[erlang-questions] Message order and exit(Reason)

Jesper Louis Andersen jesper.louis.andersen@REDACTED
Mon Jan 28 11:07:46 CET 2013



On Jan 28, 2013, at 10:58 AM, Richard Carlsson <carlsson.richard@REDACTED> wrote:

> The only place I seem to find this actually described is in the old (never finished) Standard Erlang Specification Draft by Barklund and Virding. In brief, Thomas is right: with regards to propagation and order, exit messages are handled like regular messages. In fact, both are instances of what the spec calls Signals, and the ordering guarantees are valid for all Signals, not just messages. The spec lists the following signals

Right. If you do not have this guarantee, there will be trouble in implementing almost anything. The key is that you can rely on the message order and this vastly simplifies the code base. Since message order is deterministic, you can avoid coding the case where messages arrive out of order sometimes. This in turn makes for simpler code. I would even predict that some things are outright *impossible* to implement if you do not have message ordering guarantees.

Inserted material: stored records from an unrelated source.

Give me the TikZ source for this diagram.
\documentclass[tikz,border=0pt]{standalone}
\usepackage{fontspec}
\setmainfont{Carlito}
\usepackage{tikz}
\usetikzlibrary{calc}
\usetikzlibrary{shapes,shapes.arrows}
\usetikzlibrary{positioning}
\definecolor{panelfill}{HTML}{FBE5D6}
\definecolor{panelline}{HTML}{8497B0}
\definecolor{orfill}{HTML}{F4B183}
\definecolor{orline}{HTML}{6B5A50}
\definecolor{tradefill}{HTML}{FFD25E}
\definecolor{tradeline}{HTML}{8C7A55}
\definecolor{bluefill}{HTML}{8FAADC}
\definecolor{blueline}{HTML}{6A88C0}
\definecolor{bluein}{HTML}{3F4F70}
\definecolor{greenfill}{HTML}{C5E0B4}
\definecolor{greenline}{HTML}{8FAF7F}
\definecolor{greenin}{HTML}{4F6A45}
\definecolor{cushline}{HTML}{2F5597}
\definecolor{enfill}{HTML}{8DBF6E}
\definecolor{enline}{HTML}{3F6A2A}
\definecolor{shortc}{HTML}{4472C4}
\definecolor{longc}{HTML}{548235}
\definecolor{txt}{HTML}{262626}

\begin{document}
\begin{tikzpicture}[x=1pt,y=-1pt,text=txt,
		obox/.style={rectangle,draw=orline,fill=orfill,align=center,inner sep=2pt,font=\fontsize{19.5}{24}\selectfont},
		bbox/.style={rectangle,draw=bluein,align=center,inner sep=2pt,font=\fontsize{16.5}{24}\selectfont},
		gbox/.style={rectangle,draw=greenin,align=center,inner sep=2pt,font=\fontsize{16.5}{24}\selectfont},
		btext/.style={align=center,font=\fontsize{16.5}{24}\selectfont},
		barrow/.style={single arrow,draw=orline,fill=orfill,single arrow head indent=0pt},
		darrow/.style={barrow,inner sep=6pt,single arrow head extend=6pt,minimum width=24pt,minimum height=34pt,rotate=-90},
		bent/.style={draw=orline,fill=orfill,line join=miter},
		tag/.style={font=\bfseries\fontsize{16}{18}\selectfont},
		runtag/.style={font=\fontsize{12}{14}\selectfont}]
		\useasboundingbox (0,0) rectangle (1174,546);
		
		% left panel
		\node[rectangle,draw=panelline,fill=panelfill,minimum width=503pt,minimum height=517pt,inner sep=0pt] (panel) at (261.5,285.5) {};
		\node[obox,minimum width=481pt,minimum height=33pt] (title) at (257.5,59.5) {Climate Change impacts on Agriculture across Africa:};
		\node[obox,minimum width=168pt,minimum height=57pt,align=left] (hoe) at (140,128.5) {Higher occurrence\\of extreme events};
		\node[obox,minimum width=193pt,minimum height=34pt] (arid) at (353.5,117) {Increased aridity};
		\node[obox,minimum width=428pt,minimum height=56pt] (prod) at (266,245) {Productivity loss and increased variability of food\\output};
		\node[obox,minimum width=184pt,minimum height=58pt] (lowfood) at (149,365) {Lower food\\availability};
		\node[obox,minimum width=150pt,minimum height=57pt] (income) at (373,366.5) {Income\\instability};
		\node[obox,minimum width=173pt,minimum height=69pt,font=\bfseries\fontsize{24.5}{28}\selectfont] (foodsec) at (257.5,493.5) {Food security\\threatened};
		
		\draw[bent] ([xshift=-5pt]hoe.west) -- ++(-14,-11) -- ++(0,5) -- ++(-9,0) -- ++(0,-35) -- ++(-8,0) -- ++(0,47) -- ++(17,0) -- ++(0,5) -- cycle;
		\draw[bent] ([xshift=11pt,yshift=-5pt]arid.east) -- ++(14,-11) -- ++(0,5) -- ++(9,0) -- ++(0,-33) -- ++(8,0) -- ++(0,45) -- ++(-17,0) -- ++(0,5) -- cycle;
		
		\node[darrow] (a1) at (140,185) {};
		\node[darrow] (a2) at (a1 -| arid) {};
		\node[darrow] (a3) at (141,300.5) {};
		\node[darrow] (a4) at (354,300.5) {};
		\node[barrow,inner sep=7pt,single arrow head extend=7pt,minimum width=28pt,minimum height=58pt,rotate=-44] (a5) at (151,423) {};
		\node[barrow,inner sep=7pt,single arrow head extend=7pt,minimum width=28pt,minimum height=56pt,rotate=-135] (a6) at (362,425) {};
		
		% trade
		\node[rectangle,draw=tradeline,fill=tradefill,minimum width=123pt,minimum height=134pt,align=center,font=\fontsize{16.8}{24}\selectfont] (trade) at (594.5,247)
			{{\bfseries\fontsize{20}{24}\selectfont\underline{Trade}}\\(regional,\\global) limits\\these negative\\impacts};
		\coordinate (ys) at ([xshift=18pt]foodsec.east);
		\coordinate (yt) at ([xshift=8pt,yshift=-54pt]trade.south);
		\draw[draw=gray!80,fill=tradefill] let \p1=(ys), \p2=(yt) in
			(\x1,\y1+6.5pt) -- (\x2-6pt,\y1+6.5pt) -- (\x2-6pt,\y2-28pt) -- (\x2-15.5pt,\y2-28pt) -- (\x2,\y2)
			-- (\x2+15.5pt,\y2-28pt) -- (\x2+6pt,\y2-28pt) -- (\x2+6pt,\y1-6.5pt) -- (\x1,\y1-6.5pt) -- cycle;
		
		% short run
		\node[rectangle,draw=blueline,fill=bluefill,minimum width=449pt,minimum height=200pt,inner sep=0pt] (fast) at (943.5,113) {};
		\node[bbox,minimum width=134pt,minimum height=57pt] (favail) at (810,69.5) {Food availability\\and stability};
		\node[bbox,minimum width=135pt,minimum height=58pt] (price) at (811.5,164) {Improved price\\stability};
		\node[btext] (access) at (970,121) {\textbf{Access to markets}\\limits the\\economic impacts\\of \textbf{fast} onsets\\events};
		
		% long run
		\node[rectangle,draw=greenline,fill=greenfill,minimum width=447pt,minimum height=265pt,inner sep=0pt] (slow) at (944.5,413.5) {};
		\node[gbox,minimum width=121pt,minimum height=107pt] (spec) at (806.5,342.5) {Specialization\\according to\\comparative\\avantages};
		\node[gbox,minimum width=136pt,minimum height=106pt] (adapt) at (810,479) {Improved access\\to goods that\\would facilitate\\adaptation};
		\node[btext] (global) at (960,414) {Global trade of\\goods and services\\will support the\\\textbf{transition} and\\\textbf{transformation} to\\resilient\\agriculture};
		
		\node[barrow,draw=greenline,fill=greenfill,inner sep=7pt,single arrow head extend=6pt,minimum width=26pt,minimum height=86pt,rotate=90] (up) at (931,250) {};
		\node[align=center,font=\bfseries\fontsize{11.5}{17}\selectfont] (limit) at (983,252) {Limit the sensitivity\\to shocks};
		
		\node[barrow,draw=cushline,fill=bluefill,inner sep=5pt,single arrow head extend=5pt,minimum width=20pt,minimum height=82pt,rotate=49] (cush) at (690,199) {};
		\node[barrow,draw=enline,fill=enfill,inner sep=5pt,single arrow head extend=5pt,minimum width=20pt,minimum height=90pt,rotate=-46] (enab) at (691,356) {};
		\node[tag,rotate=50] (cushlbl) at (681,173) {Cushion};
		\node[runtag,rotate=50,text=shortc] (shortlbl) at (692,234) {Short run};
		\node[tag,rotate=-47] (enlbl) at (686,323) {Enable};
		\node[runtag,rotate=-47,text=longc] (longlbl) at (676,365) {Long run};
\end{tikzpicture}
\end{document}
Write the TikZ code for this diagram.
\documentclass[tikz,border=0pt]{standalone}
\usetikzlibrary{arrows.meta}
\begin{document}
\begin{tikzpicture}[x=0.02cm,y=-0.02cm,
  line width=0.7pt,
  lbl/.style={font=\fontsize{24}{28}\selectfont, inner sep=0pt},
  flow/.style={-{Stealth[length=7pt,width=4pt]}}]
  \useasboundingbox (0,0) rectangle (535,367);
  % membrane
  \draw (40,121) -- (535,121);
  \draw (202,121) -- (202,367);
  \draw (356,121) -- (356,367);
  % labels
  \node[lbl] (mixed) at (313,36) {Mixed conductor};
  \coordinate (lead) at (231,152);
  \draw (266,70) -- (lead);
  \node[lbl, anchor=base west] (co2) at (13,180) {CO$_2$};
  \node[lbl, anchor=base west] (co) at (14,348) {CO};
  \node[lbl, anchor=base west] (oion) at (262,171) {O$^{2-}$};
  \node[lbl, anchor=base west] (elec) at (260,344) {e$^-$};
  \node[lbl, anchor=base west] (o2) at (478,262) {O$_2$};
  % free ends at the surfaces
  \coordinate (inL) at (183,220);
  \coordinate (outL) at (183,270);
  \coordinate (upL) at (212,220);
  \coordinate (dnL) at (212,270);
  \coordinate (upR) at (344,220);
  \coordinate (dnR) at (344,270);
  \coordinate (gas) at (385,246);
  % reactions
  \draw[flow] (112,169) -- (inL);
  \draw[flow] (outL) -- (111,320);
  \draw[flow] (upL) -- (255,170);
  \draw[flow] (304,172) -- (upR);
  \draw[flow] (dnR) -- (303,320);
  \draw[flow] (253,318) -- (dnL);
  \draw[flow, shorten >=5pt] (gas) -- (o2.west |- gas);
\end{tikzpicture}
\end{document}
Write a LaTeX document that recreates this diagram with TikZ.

I know Rickard Green has made the semantics for Ports more clear in R16 because ports will be asynchronous and thus you need to know what guarantees you have about them in your program. This question, about messaging, is the same. In a language like Java or Go, you have a "memory model" which describes the semantics of passing messages and a "happens before" relation. It definitely makes sense to have the same for Erlang, so programmers know what relation they can rely on and what they can't.